## Dataset excerpt

* BEGIN *

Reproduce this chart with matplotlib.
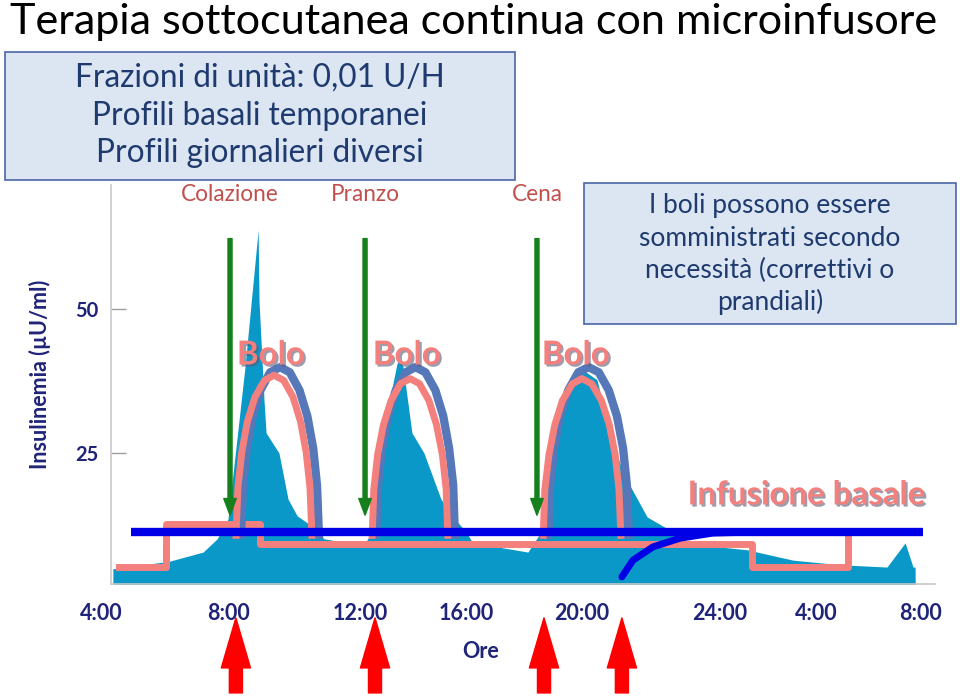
import matplotlib
matplotlib.use("Agg")
import matplotlib.pyplot as plt
import matplotlib.transforms as mtransforms
from matplotlib import patheffects
from matplotlib.patches import Rectangle

plt.rcParams['font.family'] = ['Lato', 'DejaVu Sans']

# ore sull'asse x (4 = 4:00, 32 = 8:00 del giorno dopo), insulinemia in µU/ml
insulin_hours = [4.44, 6.36, 7.52, 8.00, 8.37, 8.95, 9.40, 9.43, 9.60, 9.67, 10.11, 10.42,
                 10.73, 11.07, 11.65, 12.23, 13.08, 13.29, 13.66, 14.14, 14.24, 14.35, 14.65,
                 15.06, 15.64, 16.12, 16.50, 16.70, 17.56, 18.61, 19.06, 19.54, 20.01, 20.49,
                 20.97, 21.41, 21.86, 22.68, 23.46, 23.80, 26.09, 27.66, 29.27, 30.87, 31.49,
                 31.76, 31.83, 31.84]
insulin_level = [4.9, 6.2, 7.8, 10.1, 13.5, 39.9, 63.7, 51.4, 34.2, 28.5, 25.0, 17.0,
                 14.1, 12.9, 10.1, 9.6, 9.6, 11.3, 28.5, 40.5, 41.2, 39.9, 28.5,
                 25.0, 17.0, 13.5, 11.3, 9.6, 8.7, 7.8, 11.3, 28.5, 37.7, 39.4,
                 37.7, 28.5, 21.5, 13.9, 11.6, 9.4, 8.2, 6.4, 5.6, 5.2, 9.4,
                 5.2, 5.2, 0.0]

basal_rate_hours = [4.65, 6.25, 9.46, 26.26, 29.54]
basal_rate_level = [5.2, 12.7, 9.2, 5.2, 10.4]

pump_basal_hours = [5.06, 32.1]
pump_basal_level = [11.3, 11.3]

onset_hours = [21.82, 22.20, 22.88, 23.80, 24.93, 26.5]
onset_level = [3.5, 6.4, 8.7, 10.2, 11.1, 11.3]

bolo_rosa_hours = [
    [8.64, 8.71, 8.84, 9.03, 9.29, 9.62, 9.94, 10.27, 10.59, 10.85, 11.04, 11.17, 11.24],
    [13.29, 13.35, 13.48, 13.68, 13.94, 14.26, 14.59, 14.91, 15.23, 15.49, 15.69, 15.82, 15.88],
    [19.13, 19.19, 19.33, 19.53, 19.79, 20.13, 20.46, 20.79, 21.12, 21.39, 21.59, 21.72, 21.79],
]
bolo_rosa_level = [
    [10.1, 19.0, 25.1, 30.4, 34.7, 37.6, 38.5, 37.6, 34.7, 30.4, 25.1, 19.0, 10.1],
    [10.1, 18.7, 24.7, 29.9, 34.1, 37.0, 37.9, 37.0, 34.1, 29.9, 24.7, 18.7, 10.1],
    [10.1, 18.7, 24.7, 29.9, 34.1, 37.0, 37.9, 37.0, 34.1, 29.9, 24.7, 18.7, 10.1],
]
bolo_blu_hours = [
    [8.81, 8.88, 9.01, 9.21, 9.48, 9.81, 10.15, 10.48, 10.81, 11.08, 11.28, 11.41, 11.48],
    [13.42, 13.49, 13.63, 13.83, 14.10, 14.44, 14.77, 15.11, 15.45, 15.72, 15.92, 16.06, 16.12],
    [19.30, 19.37, 19.50, 19.71, 19.99, 20.33, 20.68, 21.03, 21.37, 21.65, 21.86, 21.99, 22.06],
]
bolo_blu_level = [
    [10.1, 19.4, 25.8, 31.4, 35.9, 39.0, 39.9, 39.0, 35.9, 31.4, 25.8, 19.4, 10.1],
    [10.1, 19.4, 25.8, 31.4, 35.9, 39.0, 39.9, 39.0, 35.9, 31.4, 25.8, 19.4, 10.1],
    [10.1, 19.4, 25.8, 31.4, 35.9, 39.0, 39.9, 39.0, 35.9, 31.4, 25.8, 19.4, 10.1],
]
bolo_label_hours = [9.84, 14.48, 20.25]

meals = ["Colazione", "Pranzo", "Cena"]
meal_hours = [8.44, 13.05, 18.92]
bolus_arrow_hours = [8.64, 13.39, 19.16, 21.82]

time_labels = ["4:00", "8:00", "12:00", "16:00", "20:00", "24:00", "4:00", "8:00"]
time_label_hours = [4.03, 8.40, 12.88, 16.50, 20.46, 25.17, 28.45, 32.0]
yticks = [25, 50]

box1_lines = ["Frazioni di unità: 0,01 U/H", "Profili basali temporanei", "Profili giornalieri diversi"]
box2_lines = ["I boli possono essere", "somministrati secondo", "necessità (correttivi o", "prandiali)"]

navy = '#1f2478'
salmon = '#f4807e'

fig = plt.figure(figsize=(9.6, 6.98), dpi=100)
renderer = fig.canvas.get_renderer()


def fit_width(txt, px):
    w = txt.get_window_extent(renderer).width
    txt.set_fontsize(txt.get_fontsize() * px / w)


ax = fig.add_axes([111 / 960, 1 - 584 / 698, (935 - 111) / 960, (584 - 185) / 698])
ax.set_xlim(4.376, 32.51)
ax.set_ylim(2.26, 71.5)

ax.fill_between(insulin_hours, insulin_level, 0, color='#0a98c8', lw=0, zorder=1)
ax.plot(basal_rate_hours, basal_rate_level, drawstyle='steps-post', color=salmon, lw=5, zorder=2)
for hs, ls in zip(bolo_blu_hours, bolo_blu_level):
    ax.plot(hs, ls, color='#5677b8', lw=6, zorder=3, solid_capstyle='butt')
for hs, ls in zip(bolo_rosa_hours, bolo_rosa_level):
    ax.plot(hs, ls, color=salmon, lw=5, zorder=4, solid_capstyle='butt')
ax.plot(pump_basal_hours, pump_basal_level, color='#0000e6', lw=6, zorder=5, solid_capstyle='butt')
ax.plot(onset_hours, onset_level, color='#0000e6', lw=5, zorder=5, solid_capstyle='round')

# frecce verdi dei pasti
for h in meal_hours:
    ax.annotate('', xy=(h, 14.2), xytext=(h, 62.2), zorder=6,
                arrowprops=dict(arrowstyle='simple,head_length=1.2,head_width=0.9,tail_width=0.29',
                                color='#15801c', shrinkA=0, shrinkB=0, mutation_scale=10))

blend = mtransforms.blended_transform_factory(ax.transData, ax.transAxes)
for name, h in zip(meals, meal_hours):
    t = ax.text(h, 0.975, name, transform=blend, ha='center', va='center',
                color='#c0504d', fontsize=12.5)
    if name == "Colazione":
        fit_width(t, 98)
        meal_size = t.get_fontsize()
    else:
        t.set_fontsize(meal_size)

shadow = [patheffects.SimplePatchShadow(offset=(1.5, -1.5), shadow_rgbFace='#5a5a7a', alpha=0.6),
          patheffects.Normal()]
for h in bolo_label_hours:
    t = ax.text(h, 42.0, 'Bolo', ha='center', va='center', color=salmon, fontweight='bold',
                fontsize=18, zorder=7, path_effects=shadow)
    fit_width(t, 68)
t = ax.text(28.11, 17.7, 'Infusione basale', ha='center', va='center', color=salmon,
            fontweight='bold', fontsize=18, zorder=7, path_effects=shadow)
fit_width(t, 238)

# etichette ore e frecce rosse sotto l'asse
for lab, h in zip(time_labels, time_label_hours):
    ax.text(h, -0.073, lab, transform=blend, ha='center', va='center', color=navy,
            fontweight='bold', fontsize=15.5, clip_on=False)
ax.text(17.01, -0.168, 'Ore', transform=blend, ha='center', va='center', color=navy,
        fontweight='bold', fontsize=15.5, clip_on=False)
for h in bolus_arrow_hours:
    ax.annotate('', xy=(h, -0.085), xytext=(h, -0.273), xycoords=blend, textcoords=blend,
                annotation_clip=False,
                arrowprops=dict(arrowstyle='simple,head_length=3.6,head_width=2.1,tail_width=0.94',
                                color='#ff0000', shrinkA=0, shrinkB=0, mutation_scale=10))

ax.set_xticks([])
ax.set_yticks(yticks)
ax.tick_params(axis='y', direction='in', length=11, width=1, color='#a0a0a0',
               labelcolor=navy, labelsize=14.5, pad=9)
for lab in ax.get_yticklabels():
    lab.set_fontweight('bold')
for s in ['top', 'right']:
    ax.spines[s].set_visible(False)
for s in ['left', 'bottom']:
    ax.spines[s].set_color('#c8c8c8')
    ax.spines[s].set_linewidth(1.2)

fig.text(40 / 960, 0.464, 'Insulinemia (µU/ml)', rotation=90, ha='center', va='center',
         color=navy, fontweight='bold', fontsize=15.5)

# titolo e riquadri
title = fig.text(10 / 960, 1 - 22 / 698, 'Terapia sottocutanea continua con microinfusore',
                 ha='left', va='center', fontsize=30, color='black')
fit_width(title, 930)

fig.add_artist(Rectangle((5 / 960, 1 - 180 / 698), 510 / 960, 128 / 698, transform=fig.transFigure,
                         facecolor='#dce6f2', edgecolor='#4a66a6', lw=1.2, zorder=8))
box1_y = [78, 116, 153]
texts = [fig.text(260 / 960, 1 - y / 698, s, ha='center', va='center', color='#1e3a6e',
                  fontsize=20, zorder=9) for s, y in zip(box1_lines, box1_y)]
fit_width(texts[0], 370)
for t in texts[1:]:
    t.set_fontsize(texts[0].get_fontsize())

fig.add_artist(Rectangle((584 / 960, 1 - 324 / 698), 372 / 960, 141 / 698, transform=fig.transFigure,
                         facecolor='#dce6f2', edgecolor='#4a66a6', lw=1.2, zorder=8))
box2_y = [205, 238, 270, 302]
texts = [fig.text(770 / 960, 1 - y / 698, s, ha='center', va='center', color='#1e3a6e',
                  fontsize=16, zorder=9) for s, y in zip(box2_lines, box2_y)]
fit_width(texts[1], 262)
for t in texts:
    t.set_fontsize(texts[1].get_fontsize())

fig.savefig('out.png', dpi=100)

* END *

## Exercise directions
Restate each line from the start of the listing through the line bearing "plt.rcParams['font.family'] = ['Lato', 'DejaVu" word for word. Drop the pictures.

## Written solution
Reproduce this chart with matplotlib.
import matplotlib
matplotlib.use("Agg")
import matplotlib.pyplot as plt
import matplotlib.transforms as mtransforms
from matplotlib import patheffects
from matplotlib.patches import Rectangle

plt.rcParams['font.family'] = ['Lato', 'DejaVu Sans']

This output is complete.